[Plotting code records]
— start —

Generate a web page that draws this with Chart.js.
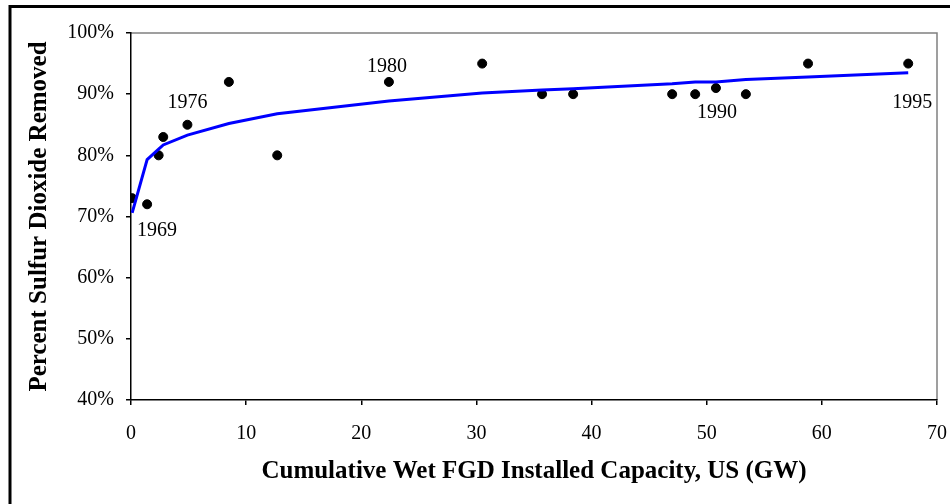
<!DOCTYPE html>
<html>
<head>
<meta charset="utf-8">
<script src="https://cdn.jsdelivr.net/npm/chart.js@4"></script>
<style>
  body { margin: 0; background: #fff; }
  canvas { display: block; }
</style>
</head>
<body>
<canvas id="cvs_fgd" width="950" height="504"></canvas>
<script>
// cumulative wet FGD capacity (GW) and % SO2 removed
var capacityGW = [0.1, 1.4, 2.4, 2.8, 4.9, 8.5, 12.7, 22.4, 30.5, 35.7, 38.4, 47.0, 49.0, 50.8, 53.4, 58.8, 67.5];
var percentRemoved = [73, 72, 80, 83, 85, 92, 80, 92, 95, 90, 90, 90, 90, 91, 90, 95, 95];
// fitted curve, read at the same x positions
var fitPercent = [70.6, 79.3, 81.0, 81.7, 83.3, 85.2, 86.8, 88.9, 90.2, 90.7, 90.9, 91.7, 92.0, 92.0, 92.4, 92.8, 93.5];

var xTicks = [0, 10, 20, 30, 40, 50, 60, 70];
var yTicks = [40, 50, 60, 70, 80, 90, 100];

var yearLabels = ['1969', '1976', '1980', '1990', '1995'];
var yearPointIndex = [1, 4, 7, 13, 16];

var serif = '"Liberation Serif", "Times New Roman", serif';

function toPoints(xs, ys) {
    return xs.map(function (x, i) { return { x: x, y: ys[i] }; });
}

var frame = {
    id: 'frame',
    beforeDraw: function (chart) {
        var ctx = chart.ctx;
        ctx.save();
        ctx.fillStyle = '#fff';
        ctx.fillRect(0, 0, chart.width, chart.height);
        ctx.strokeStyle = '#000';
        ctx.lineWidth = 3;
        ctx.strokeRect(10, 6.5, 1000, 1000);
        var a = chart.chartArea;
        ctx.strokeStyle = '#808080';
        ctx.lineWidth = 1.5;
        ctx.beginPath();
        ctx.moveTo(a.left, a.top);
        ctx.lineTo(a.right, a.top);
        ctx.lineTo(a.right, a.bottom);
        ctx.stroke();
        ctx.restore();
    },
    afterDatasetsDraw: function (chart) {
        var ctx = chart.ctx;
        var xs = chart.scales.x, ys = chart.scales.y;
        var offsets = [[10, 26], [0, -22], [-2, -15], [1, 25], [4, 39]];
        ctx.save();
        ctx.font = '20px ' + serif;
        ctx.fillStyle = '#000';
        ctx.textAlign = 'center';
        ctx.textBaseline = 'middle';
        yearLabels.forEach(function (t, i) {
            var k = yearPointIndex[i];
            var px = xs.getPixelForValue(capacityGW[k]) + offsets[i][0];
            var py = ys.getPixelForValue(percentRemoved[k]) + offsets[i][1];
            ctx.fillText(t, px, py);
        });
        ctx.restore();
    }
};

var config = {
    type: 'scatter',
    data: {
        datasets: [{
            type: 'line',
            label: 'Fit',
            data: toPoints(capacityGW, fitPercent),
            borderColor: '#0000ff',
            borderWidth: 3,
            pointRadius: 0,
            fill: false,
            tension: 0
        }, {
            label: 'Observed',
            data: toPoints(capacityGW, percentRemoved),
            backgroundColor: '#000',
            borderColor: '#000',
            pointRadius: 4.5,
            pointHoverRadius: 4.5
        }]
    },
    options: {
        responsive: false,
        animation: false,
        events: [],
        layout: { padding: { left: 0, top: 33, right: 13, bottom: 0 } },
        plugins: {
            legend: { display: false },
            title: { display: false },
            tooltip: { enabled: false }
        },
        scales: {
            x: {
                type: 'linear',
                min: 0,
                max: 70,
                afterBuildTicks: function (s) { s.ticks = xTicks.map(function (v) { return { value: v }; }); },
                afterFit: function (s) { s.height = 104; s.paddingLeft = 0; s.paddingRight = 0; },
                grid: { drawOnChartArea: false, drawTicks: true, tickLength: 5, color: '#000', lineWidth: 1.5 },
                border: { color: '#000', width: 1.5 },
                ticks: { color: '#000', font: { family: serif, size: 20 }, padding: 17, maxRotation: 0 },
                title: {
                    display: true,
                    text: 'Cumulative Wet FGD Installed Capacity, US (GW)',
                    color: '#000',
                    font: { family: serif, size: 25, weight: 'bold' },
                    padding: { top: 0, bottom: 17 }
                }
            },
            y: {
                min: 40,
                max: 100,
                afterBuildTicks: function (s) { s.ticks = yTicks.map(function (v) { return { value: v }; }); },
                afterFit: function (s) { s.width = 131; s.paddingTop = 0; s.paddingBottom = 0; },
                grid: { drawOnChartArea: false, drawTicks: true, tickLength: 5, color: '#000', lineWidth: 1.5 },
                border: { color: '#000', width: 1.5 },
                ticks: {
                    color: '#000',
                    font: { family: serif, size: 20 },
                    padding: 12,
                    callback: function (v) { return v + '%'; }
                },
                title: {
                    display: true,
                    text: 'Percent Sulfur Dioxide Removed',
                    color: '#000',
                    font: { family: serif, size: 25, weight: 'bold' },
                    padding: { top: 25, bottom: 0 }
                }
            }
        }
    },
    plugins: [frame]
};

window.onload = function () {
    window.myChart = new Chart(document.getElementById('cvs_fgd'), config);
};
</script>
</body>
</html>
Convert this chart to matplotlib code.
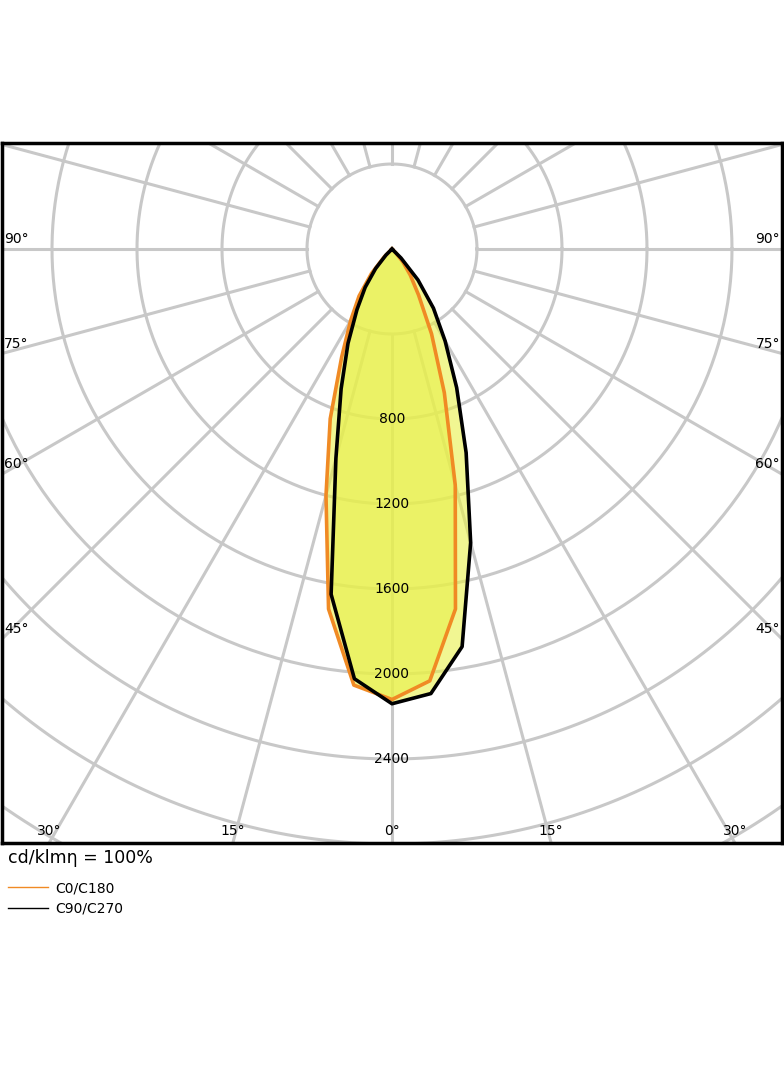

— end —

**EXERCISE INSTRUCTIONS**
From the listing above, print every entry precisely and drop the pictures.

**SOLUTION FOR THIS EXERCISE**
Generate a web page that draws this with Chart.js.
<!DOCTYPE html>
<html>
<head>
<meta charset="utf-8">
<script src="https://cdn.jsdelivr.net/npm/chart.js@4"></script>
<style>
  body { margin: 0; background: #fff; }
  canvas { display: block; }
</style>
</head>
<body>
<canvas id="cvs_fgd" width="950" height="504"></canvas>
<script>
// cumulative wet FGD capacity (GW) and % SO2 removed
var capacityGW = [0.1, 1.4, 2.4, 2.8, 4.9, 8.5, 12.7, 22.4, 30.5, 35.7, 38.4, 47.0, 49.0, 50.8, 53.4, 58.8, 67.5];
var percentRemoved = [73, 72, 80, 83, 85, 92, 80, 92, 95, 90, 90, 90, 90, 91, 90, 95, 95];
// fitted curve, read at the same x positions
var fitPercent = [70.6, 79.3, 81.0, 81.7, 83.3, 85.2, 86.8, 88.9, 90.2, 90.7, 90.9, 91.7, 92.0, 92.0, 92.4, 92.8, 93.5];

var xTicks = [0, 10, 20, 30, 40, 50, 60, 70];
var yTicks = [40, 50, 60, 70, 80, 90, 100];

var yearLabels = ['1969', '1976', '1980', '1990', '1995'];
var yearPointIndex = [1, 4, 7, 13, 16];

var serif = '"Liberation Serif", "Times New Roman", serif';

function toPoints(xs, ys) {
    return xs.map(function (x, i) { return { x: x, y: ys[i] }; });
}

var frame = {
    id: 'frame',
    beforeDraw: function (chart) {
        var ctx = chart.ctx;
        ctx.save();
        ctx.fillStyle = '#fff';
        ctx.fillRect(0, 0, chart.width, chart.height);
        ctx.strokeStyle = '#000';
        ctx.lineWidth = 3;
        ctx.strokeRect(10, 6.5, 1000, 1000);
        var a = chart.chartArea;
        ctx.strokeStyle = '#808080';
        ctx.lineWidth = 1.5;
        ctx.beginPath();
        ctx.moveTo(a.left, a.top);
        ctx.lineTo(a.right, a.top);
        ctx.lineTo(a.right, a.bottom);
        ctx.stroke();
        ctx.restore();
    },
    afterDatasetsDraw: function (chart) {
        var ctx = chart.ctx;
        var xs = chart.scales.x, ys = chart.scales.y;
        var offsets = [[10, 26], [0, -22], [-2, -15], [1, 25], [4, 39]];
        ctx.save();
        ctx.font = '20px ' + serif;
        ctx.fillStyle = '#000';
        ctx.textAlign = 'center';
        ctx.textBaseline = 'middle';
        yearLabels.forEach(function (t, i) {
            var k = yearPointIndex[i];
            var px = xs.getPixelForValue(capacityGW[k]) + offsets[i][0];
            var py = ys.getPixelForValue(percentRemoved[k]) + offsets[i][1];
            ctx.fillText(t, px, py);
        });
        ctx.restore();
    }
};

var config = {
    type: 'scatter',
    data: {
        datasets: [{
            type: 'line',
            label: 'Fit',
            data: toPoints(capacityGW, fitPercent),
            borderColor: '#0000ff',
            borderWidth: 3,
            pointRadius: 0,
            fill: false,
            tension: 0
        }, {
            label: 'Observed',
            data: toPoints(capacityGW, percentRemoved),
            backgroundColor: '#000',
            borderColor: '#000',
            pointRadius: 4.5,
            pointHoverRadius: 4.5
        }]
    },
    options: {
        responsive: false,
        animation: false,
        events: [],
        layout: { padding: { left: 0, top: 33, right: 13, bottom: 0 } },
        plugins: {
            legend: { display: false },
            title: { display: false },
            tooltip: { enabled: false }
        },
        scales: {
            x: {
                type: 'linear',
                min: 0,
                max: 70,
                afterBuildTicks: function (s) { s.ticks = xTicks.map(function (v) { return { value: v }; }); },
                afterFit: function (s) { s.height = 104; s.paddingLeft = 0; s.paddingRight = 0; },
                grid: { drawOnChartArea: false, drawTicks: true, tickLength: 5, color: '#000', lineWidth: 1.5 },
                border: { color: '#000', width: 1.5 },
                ticks: { color: '#000', font: { family: serif, size: 20 }, padding: 17, maxRotation: 0 },
                title: {
                    display: true,
                    text: 'Cumulative Wet FGD Installed Capacity, US (GW)',
                    color: '#000',
                    font: { family: serif, size: 25, weight: 'bold' },
                    padding: { top: 0, bottom: 17 }
                }
            },
            y: {
                min: 40,
                max: 100,
                afterBuildTicks: function (s) { s.ticks = yTicks.map(function (v) { return { value: v }; }); },
                afterFit: function (s) { s.width = 131; s.paddingTop = 0; s.paddingBottom = 0; },
                grid: { drawOnChartArea: false, drawTicks: true, tickLength: 5, color: '#000', lineWidth: 1.5 },
                border: { color: '#000', width: 1.5 },
                ticks: {
                    color: '#000',
                    font: { family: serif, size: 20 },
                    padding: 12,
                    callback: function (v) { return v + '%'; }
                },
                title: {
                    display: true,
                    text: 'Percent Sulfur Dioxide Removed',
                    color: '#000',
                    font: { family: serif, size: 25, weight: 'bold' },
                    padding: { top: 25, bottom: 0 }
                }
            }
        }
    },
    plugins: [frame]
};

window.onload = function () {
    window.myChart = new Chart(document.getElementById('cvs_fgd'), config);
};
</script>
</body>
</html>
Convert this chart to matplotlib code.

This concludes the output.